Why had Talbot decided, months into the investigation, that Satchwell deserved a full horoscope, the only one of the suspects to be so honored? His alibi appeared watertight, after all. Had the return of suspicion been a symptom of Talbot’s illness, triggered by the coincidence of Satchwell and Crowley’s place of birth, or had he uncovered some unrecorded weakness in Satchwell’s alibi? Satchwell continued to talk about his life in Greece, his painting and about his disappointment in how old England was faring, and Robin made appropriate noises at regular intervals while mentally reviewing those features of Satchwell’s horoscope that Talbot had found so intriguing.
Mars in Capricorn: strong-willed, determined, but prone to accidents.
Moon in Pisces: neuroses/personality disorders/dishonesty
Leo rising: no sense of moderation. Resents demands on them.
They reached Warwick within half an hour and, as Satchwell had promised, found themselves in a town that could hardly have presented a greater contrast to the wide, sweeping white-faced crescents of Leamington. An ancient stone arch reminded Robin of Clerkenwell. They passed timber and beam houses, cobbles, steep sloping streets and narrow alleyways.
“We’ll go to the Roebuck,” said Satchwell, when Robin had parked in the market square. “It’s been there forever. Oldest pub in town.”
“Wherever you like,” said Robin, smiling as she checked that she had her notebook in her handbag.

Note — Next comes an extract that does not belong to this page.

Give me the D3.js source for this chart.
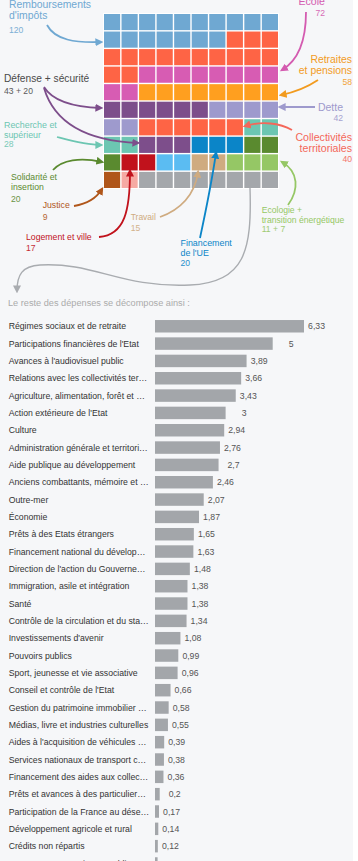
<!DOCTYPE html>
<html><head><meta charset="utf-8">
<script src="https://cdn.jsdelivr.net/npm/d3@7"></script>
<style>
html,body{margin:0;padding:0;background:#f6f7f9;}
svg{display:block;font-family:"Liberation Sans",Arial,sans-serif;}
</style></head>
<body><svg id="c" width="358" height="861"></svg>
<script>
// ---- Waffle data (runs of cells, row-major, 100 cells) ----
const waffleKeys   = ["remb","autres","ecole","retraites","defense","dette","collect","recherche","securite","ue","solidarite","logement","autre2","travail","ecologie","justice","logement2","reste"];
const waffleCounts = [17,15,10,8,6,6,6,4,3,3,3,2,2,2,3,1,1,8];

// ---- Annotation labels ----
const annNames  = ["Remboursements|d'impôts","Défense + sécurité","Recherche et|supérieur","École","Retraites|et pensions","Dette","Collectivités|territoriales","Solidarité et|insertion","Justice","Logement et ville","Travail","Financement|de l'UE","Ecologie +|transition énergétique"];
const annValues = ["120","43 + 20","28","72","58","42","40","20","9","17","15","20","11 + 7"];

// ---- Bar chart data ----
const barTitle = "Le reste des dépenses se décompose ainsi :";
const barCategories = [
 "Régimes sociaux et de retraite","Participations financières de l'Etat","Avances à l'audiovisuel public",
 "Relations avec les collectivités ter…","Agriculture, alimentation, forêt et …","Action extérieure de l'Etat",
 "Culture","Administration générale et territori…","Aide publique au développement",
 "Anciens combattants, mémoire et …","Outre-mer","Économie","Prêts à des Etats étrangers",
 "Financement national du dévelop…","Direction de l'action du Gouverne…","Immigration, asile et intégration",
 "Santé","Contrôle de la circulation et du sta…","Investissements d'avenir","Pouvoirs publics",
 "Sport, jeunesse et vie associative","Conseil et contrôle de l'Etat","Gestion du patrimoine immobilier …",
 "Médias, livre et industries culturelles","Aides à l'acquisition de véhicules …","Services nationaux de transport c…",
 "Financement des aides aux collec…","Prêts et avances à des particulier…","Participation de la France au dése…",
 "Développement agricole et rural","Crédits non répartis","Avances aux organismes publics"];
const barValues = [6.33,5,3.89,3.66,3.43,3,2.94,2.76,2.7,2.46,2.07,1.87,1.65,1.63,1.48,1.38,1.38,1.34,1.08,0.99,0.96,0.66,0.58,0.55,0.39,0.38,0.36,0.2,0.17,0.14,0.12,0.11];

// ---- Styles ----
const cellColor = d3.scaleOrdinal().domain(waffleKeys).range([
 "#6fa8d2","#fe6445","#d75cb3","#ff9f1f","#7d4e8b","#9e9acd","#fe6445","#6cc6b2","#7d4e8b","#0b85c8",
 "#5a8a2f","#c1121c","#5bbcf2","#cfab80","#95c765","#b0561a","#f6aaa3","#a4a7ab"]);

const svg = d3.select("#c");
svg.append("rect").attr("x",0).attr("y",0).attr("width",358).attr("height",861).attr("fill","#f6f7f9");
svg.append("rect").attr("x",353).attr("y",0).attr("width",5).attr("height",861).attr("fill","#ffffff");

// waffle cells
const cells = [];
waffleKeys.forEach((k,i)=>{ for(let j=0;j<waffleCounts[i];j++) cells.push(k); });
const wx = d3.scaleBand().domain(d3.range(10)).range([104,278]).paddingInner(0.08);
const wy = d3.scaleBand().domain(d3.range(10)).range([14,188]).paddingInner(0.08);
svg.append("rect").attr("x",103).attr("y",13).attr("width",176).attr("height",176).attr("fill","#ffffff");
svg.append("g").selectAll("rect").data(cells).join("rect")
  .attr("x",(d,i)=>wx(i%10)).attr("y",(d,i)=>wy(Math.floor(i/10)))
  .attr("width",wx.bandwidth()).attr("height",wy.bandwidth())
  .attr("fill",d=>cellColor(d));

// arrow markers
const defs = svg.append("defs");
function marker(id,color){
  defs.append("marker").attr("id",id).attr("viewBox","0 0 10 10").attr("refX",7).attr("refY",5)
   .attr("markerUnits","userSpaceOnUse").attr("markerWidth",8).attr("markerHeight",8).attr("orient","auto")
   .append("path").attr("d","M0,0 L10,5 L0,10 z").attr("fill",color);
}
const annColors = ["#6fa8d2","#4a4a4a","#6cc6b2","#d45bb0","#f29b1f","#9e9acd","#f4675a","#5a8a2f","#b0561a","#c1121c","#cfab80","#0b85c8","#95c765"];
const arrowColors = ["#6fa8d2","#7d4e8b","#6cc6b2","#d45bb0","#f29b1f","#9e9acd","#f4675a","#5a8a2f","#b0561a","#c1121c","#cfab80","#0b85c8","#95c765","#a9acb0"];
arrowColors.forEach((c,i)=>marker("m"+i,c));

const arrows = [
 [0,"M47,25 C55,40 75,43 101,42"],
 [1,"M44,87 C52,100 70,107 101,108"],
 [1,"M44,88 C55,125 90,141 138,143"],
 [2,"M57,137 C72,141 86,145 101,145"],
 [3,"M306,12 C306,40 299,60 282,70"],
 [4,"M318,80 C306,88 296,92 281,95"],
 [5,"M315,107 L280,107"],
 [6,"M292,130 C280,123 262,121 245,126"],
 [7,"M53,170 C62,160 80,157 102,162"],
 [8,"M74,206 C86,204 96,199 102,189"],
 [9,"M99,237 C125,235 130,210 130,171"],
 [10,"M160,217 C180,210 195,195 198,172"],
 [11,"M200,238 C206,210 212,180 216,153"],
 [12,"M288,205 C299,190 299,172 282,162"],
 [13,"M250,188 C252,250 245,283 190,285 C120,288 95,262 40,265 C22,266 17,275 17,291"]
];
svg.append("g").selectAll("path").data(arrows).join("path")
  .attr("d",d=>d[1]).attr("fill","none")
  .attr("stroke",d=>arrowColors[d[0]]).attr("stroke-width",d=>d[0]===13?1.4:1.8)
  .attr("marker-end",d=>"url(#m"+d[0]+")");

// annotation texts: [x, anchor, baselines..., valueBaseline, nameSize]
const annLayout = [
 [9,"start",[8.3,19.3],32.5,10.4],
 [4,"start",[81.5],93.5,10.2],
 [4,"start",[128,137.5],147,8.9],
 [325,"end",[5],15.7,10.6],
 [352,"end",[63.3,74.3],85,10.4],
 [343,"end",[111],121,10.5],
 [352,"end",[141,151.5],161.5,10.6],
 [11,"start",[180,189.5],201.5,8.7],
 [42.7,"start",[208],220,8.7],
 [26,"start",[240],251,8.7],
 [130.7,"start",[220],230.5,8.5],
 [180.5,"start",[246,256],266,8.9],
 [261.7,"start",[212.5,222.5],231.5,8.6]
];
const ann = svg.append("g");
annNames.forEach((nm,i)=>{
  const L = annLayout[i];
  nm.split("|").forEach((line,j)=>{
    ann.append("text").attr("x",L[0]).attr("y",L[2][j]).attr("text-anchor",L[1])
      .attr("font-size",L[4]).attr("fill",annColors[i]).text(line);
  });
  ann.append("text").attr("x",L[0]).attr("y",L[3]).attr("text-anchor",L[1])
    .attr("font-size",8.6).attr("fill",annColors[i]).attr("opacity",0.9).text(annValues[i]);
});

// ---- bar chart ----
svg.append("text").attr("x",8).attr("y",306).attr("font-size",9.2).attr("fill","#ababab").text(barTitle);
const step = 17.33;
const y = d3.scaleBand().domain(barCategories).range([317.6,317.6+step*barCategories.length]).paddingInner(0.28).paddingOuter(0.14);
const x = d3.scaleLinear().domain([0,6.33]).range([155,304]);
const rows = svg.append("g").selectAll("g").data(barCategories).join("g");
rows.append("rect").attr("x",x(0)).attr("y",d=>y(d))
  .attr("width",(d,i)=>x(barValues[i])-x(0)).attr("height",y.bandwidth()).attr("fill","#a3a6aa");
rows.append("text").attr("x",8.7).attr("y",d=>y(d)+y.bandwidth()/2+3.1)
  .attr("font-size",8.7).attr("fill","#333").text(d=>d);
rows.append("text").attr("x",(d,i)=>x(barValues[i])+21).attr("y",d=>y(d)+y.bandwidth()/2+3.1)
  .attr("text-anchor","end").attr("font-size",8.7).attr("fill","#555")
  .text((d,i)=>String(barValues[i]).replace(".",","));
</script></body></html>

They walked together through the heart of Warwick, Satchwell pointing out such landmarks as he deemed worth looking at. He was one of those men who felt a need to touch, tapping Robin unnecessarily upon the arm to draw her attention, grasping her elbow as they crossed a street, and generally assuming a proprietorial air over her as they wove their way toward Smith Street.
“D’you mind?” asked Satchwell, as they drew level with Picturesque Art Supplies, and without waiting for an answer he led her into the shop where, as he selected brushes and oils, he talked with airy self-importance of modern trends in art and the stupidity of critics. Oh, Margot, Robin thought, but then she imagined the Margot Bamborough she carried with her in her head judging her, in turn, by Matthew, with his endless store of anecdotes of his own sporting achievements, and his increasingly pompous talk of pay rises and bonuses, and felt humbled and apologetic.
At last, they made it into the Roebuck Inn, a low-beamed pub with a sign of a deer’s head hanging outside, and secured a table for two toward the rear of the pub. Robin couldn’t help but notice the coincidence: the wall behind Satchwell was dotted with horned animal heads, including a stuffed deer and bronze-colored models of an antelope and a ram. Even the menus had silhouettes of antlered stag heads upon them. Robin asked the waitress for a Diet Coke, all the while trying to repress thoughts of the horned signs of the zodiac.
“Would it be all right,” she asked, smiling, when the waitress had departed for the bar, “if I ask a few questions about Margot now?”
“Yeah, of course,” said Satchwell, with a smile that revealed his stained teeth again, but he immediately picked up the menu card and studied it.
“And d’you mind if I take notes?” Robin asked, pulling out her notebook.
“Go ahead,” he said, still smiling, watching her over the top of his menu with his uncovered eye, which followed her movements as she opened the book and clicked out the nib of her pen.
“So, I apologize if any of these questions—”
“Are you sure you don’t want a proper drink?” asked Satchwell, who had ordered a beer. “I ’ate drinking on me own.”
“Well, I’m driving, you see,” said Robin.
“You could stay over. Not with me, don’t worry,” he said quickly, with a grin that on a man so elderly, resembled a satyr’s leer, “I mean, go to an ’otel, file expenses. I s’pect you’re taking a good chunk of money from Margot’s family for this, are you?”
Robin merely smiled, and said,
“I need to get back to London. We’re quite busy. It would be really useful to get some background on Margot,” she continued. “How did you meet?”